No Capítulo Islamofobia e Suas Baixas são relatadas as ações tomadas contra os muçulmanos devido à ação terrorista de uma minoria estatisticamente ínfima. Os projetos de vigilância, a aceitação dos crimes de ódio (que também atingem pessoas que lembram os muçulmanos, como sikhs), as proposições contra o hijab, os conflitos que envolvem a construção de mesquitas e as propostas de deportações de muçulmanos são todas ações de agentes públicos que de certo modo institucionalizam a islamofobia. A islamofobia então toma corpo em ações políticas sistemáticas de discriminação, ultrapassando as ofensas particulares e embasando políticas governamentais.
O Capítulo Combatendo a Islamofobia é apresentado enquanto conclusão, trazendo entrevistas com pesquisadores da área: Keith Ellison, John Esposito, Myriam Francois-Cerrah, Marjorie Dove Kent, Ingrid Mattson, Dalia Mogahed, Eboo Patel e Tariq Ramadan. Esses convidados relatam suas esperanças no combate ao preconceito e preocupações sobre a islamofobia, indicando meios pelos quais muçulmanos e não-muçulmanos podem empreender para combate-la. São identificados obstáculos políticos, como a ascensão da extrema-direita, e atitudinais, como a normalização do discurso de ódio islamofóbico. Entretanto, ainda há perspectiva de que o combate contra a islamofobia possa ser bem-sucedido.
Finalizando o livro, um Apêndice com o perfil dos entrevistados, sucedido por um Glossário dos termos utilizados no livro e por uma seção de Leitura Adicional, contendo sugestões de obras sobre a islamofobia. Infelizmente, dos livros citados nessa seção de leituras adicionais, somente Orientalismo, de Edward Said, está traduzido para o português.
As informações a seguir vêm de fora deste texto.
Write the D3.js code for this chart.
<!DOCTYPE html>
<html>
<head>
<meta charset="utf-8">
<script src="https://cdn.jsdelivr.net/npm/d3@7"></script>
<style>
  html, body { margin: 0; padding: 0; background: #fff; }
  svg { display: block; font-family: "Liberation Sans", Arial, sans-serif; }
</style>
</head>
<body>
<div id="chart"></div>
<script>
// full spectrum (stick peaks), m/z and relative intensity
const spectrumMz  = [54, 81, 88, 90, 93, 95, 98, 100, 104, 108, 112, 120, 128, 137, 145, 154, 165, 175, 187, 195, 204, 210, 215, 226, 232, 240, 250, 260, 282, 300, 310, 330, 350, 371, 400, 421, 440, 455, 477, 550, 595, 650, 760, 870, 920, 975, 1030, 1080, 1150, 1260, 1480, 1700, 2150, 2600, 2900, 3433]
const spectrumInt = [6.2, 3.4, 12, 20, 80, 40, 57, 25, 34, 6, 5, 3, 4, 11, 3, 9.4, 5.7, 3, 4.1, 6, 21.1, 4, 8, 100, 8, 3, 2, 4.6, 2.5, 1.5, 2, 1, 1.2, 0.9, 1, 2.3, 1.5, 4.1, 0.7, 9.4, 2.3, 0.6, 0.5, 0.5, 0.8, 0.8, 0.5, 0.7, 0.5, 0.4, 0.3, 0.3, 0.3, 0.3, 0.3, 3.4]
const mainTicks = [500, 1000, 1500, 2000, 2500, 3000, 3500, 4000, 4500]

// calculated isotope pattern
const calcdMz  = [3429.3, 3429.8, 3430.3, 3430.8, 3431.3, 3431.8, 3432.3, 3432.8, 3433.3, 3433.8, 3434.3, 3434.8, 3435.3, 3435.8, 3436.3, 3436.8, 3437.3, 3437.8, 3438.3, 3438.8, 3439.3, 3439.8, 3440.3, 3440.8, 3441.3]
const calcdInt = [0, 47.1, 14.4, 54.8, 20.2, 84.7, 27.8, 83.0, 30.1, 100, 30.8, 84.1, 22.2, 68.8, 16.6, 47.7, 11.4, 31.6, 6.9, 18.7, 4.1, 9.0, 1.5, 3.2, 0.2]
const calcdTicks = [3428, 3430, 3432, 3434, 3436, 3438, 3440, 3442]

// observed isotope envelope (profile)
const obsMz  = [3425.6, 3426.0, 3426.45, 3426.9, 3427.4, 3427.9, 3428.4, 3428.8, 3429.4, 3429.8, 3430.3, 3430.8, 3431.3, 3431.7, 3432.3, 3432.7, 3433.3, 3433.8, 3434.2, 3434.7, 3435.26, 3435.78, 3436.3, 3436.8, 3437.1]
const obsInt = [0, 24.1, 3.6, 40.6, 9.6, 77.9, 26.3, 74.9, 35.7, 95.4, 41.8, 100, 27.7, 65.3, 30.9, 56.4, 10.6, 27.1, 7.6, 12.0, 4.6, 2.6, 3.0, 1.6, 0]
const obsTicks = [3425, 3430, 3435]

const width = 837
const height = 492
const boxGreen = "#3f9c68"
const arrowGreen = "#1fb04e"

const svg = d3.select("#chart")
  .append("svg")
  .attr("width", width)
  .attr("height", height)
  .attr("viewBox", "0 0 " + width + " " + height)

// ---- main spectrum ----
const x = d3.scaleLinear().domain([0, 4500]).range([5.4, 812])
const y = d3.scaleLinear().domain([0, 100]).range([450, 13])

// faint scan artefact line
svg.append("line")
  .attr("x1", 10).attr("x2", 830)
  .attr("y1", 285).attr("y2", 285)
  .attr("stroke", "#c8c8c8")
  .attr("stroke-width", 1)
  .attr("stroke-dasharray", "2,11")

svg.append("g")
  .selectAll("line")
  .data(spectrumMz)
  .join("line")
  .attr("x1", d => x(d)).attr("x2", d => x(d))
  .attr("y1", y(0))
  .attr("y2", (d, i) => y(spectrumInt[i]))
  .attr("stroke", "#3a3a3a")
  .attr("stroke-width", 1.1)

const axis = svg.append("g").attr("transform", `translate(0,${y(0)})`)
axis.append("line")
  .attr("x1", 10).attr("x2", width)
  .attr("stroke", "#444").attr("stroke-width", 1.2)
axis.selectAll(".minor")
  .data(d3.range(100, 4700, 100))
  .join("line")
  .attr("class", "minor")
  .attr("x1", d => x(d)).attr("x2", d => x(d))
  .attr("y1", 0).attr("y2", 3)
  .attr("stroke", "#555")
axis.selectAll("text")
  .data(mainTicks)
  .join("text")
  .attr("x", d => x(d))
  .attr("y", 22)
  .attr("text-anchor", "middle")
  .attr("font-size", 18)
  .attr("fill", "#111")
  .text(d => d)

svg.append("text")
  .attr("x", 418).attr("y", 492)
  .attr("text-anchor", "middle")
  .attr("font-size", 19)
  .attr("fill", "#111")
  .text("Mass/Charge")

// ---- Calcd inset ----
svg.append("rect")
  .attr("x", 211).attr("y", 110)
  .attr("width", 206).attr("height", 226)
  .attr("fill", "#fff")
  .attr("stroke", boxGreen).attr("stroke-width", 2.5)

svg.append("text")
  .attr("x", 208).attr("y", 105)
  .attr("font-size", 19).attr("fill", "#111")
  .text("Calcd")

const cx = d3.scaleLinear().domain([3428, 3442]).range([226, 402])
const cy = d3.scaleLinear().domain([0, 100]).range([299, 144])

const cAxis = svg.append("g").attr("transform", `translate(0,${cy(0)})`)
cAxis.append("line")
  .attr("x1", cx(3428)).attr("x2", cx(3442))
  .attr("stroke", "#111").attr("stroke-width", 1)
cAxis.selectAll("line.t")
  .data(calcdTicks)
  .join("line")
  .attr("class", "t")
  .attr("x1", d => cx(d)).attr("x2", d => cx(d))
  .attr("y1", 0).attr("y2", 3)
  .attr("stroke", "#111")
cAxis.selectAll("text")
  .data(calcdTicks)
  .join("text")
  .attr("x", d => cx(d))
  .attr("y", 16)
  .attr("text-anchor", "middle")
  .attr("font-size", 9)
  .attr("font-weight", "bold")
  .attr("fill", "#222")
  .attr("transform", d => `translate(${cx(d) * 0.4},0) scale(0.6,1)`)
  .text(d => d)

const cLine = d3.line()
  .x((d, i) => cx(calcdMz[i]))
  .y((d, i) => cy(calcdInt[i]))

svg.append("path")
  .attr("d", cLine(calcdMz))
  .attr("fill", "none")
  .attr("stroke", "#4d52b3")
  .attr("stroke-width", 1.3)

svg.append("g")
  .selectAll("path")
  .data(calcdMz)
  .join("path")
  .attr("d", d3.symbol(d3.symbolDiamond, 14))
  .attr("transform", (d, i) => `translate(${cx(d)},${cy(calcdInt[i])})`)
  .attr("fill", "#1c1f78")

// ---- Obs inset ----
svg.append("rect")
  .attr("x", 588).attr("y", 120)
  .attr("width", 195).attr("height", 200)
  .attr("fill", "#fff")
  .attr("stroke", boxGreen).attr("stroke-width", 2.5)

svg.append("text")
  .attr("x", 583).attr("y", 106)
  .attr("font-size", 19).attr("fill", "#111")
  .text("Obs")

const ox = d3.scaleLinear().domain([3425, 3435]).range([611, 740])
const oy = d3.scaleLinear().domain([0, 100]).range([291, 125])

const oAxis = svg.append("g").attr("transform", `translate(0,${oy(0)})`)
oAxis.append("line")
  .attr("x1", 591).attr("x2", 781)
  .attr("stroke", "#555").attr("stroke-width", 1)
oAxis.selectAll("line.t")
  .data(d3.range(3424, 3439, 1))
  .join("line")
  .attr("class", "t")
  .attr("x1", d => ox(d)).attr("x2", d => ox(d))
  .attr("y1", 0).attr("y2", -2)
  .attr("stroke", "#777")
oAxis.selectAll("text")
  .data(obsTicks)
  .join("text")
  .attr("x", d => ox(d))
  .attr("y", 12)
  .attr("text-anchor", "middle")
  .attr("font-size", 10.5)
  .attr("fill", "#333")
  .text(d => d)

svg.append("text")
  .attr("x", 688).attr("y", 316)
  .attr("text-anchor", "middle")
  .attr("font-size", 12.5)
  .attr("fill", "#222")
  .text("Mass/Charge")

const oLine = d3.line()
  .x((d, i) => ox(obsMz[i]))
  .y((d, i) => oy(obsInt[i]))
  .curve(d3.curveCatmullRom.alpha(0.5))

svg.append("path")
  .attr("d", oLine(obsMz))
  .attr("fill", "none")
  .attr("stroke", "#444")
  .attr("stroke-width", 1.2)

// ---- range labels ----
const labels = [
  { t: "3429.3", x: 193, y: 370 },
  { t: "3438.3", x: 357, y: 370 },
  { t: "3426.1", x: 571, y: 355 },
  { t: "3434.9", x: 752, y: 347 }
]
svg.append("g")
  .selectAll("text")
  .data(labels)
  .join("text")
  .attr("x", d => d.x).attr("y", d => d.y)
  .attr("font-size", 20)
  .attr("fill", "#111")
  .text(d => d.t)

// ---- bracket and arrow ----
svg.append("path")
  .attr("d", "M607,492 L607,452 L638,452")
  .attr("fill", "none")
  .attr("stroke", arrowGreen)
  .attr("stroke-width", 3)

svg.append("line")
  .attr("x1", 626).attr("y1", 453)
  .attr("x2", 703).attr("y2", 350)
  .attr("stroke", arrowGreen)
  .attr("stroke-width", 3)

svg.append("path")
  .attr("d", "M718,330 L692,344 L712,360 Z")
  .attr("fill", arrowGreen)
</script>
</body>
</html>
O livro se coloca então como uma síntese da trajetória histórica da islamofobia internacional, expondo suas principais características, origens culturais e mecanismos de propagação. Esse itinerário é percorrido traçando-se comparações entre Europa e Estados Unidos, comparações essas que poderão ser aplicadas às manifestações islamofóbicas no Brasil ou a outros países onde as populações muçulmanas sejam minoritárias. As análises sobre os grupos islamofóbicos também poderão servir-se dos elementos elencados no livro, fundamentando estudos de caso ou investigações qualitativas. Sua tradução seria bem-vinda por trazer uma leitura panorâmica das principais questões com as quais os pesquisadores da islamofobia se defrontam.
REFERÊNCIA
GREEN, Todd H. The fear of Islam: an introduction to islamophobia in the West. Minneapolis: Fortress Press, 2015. 362 p.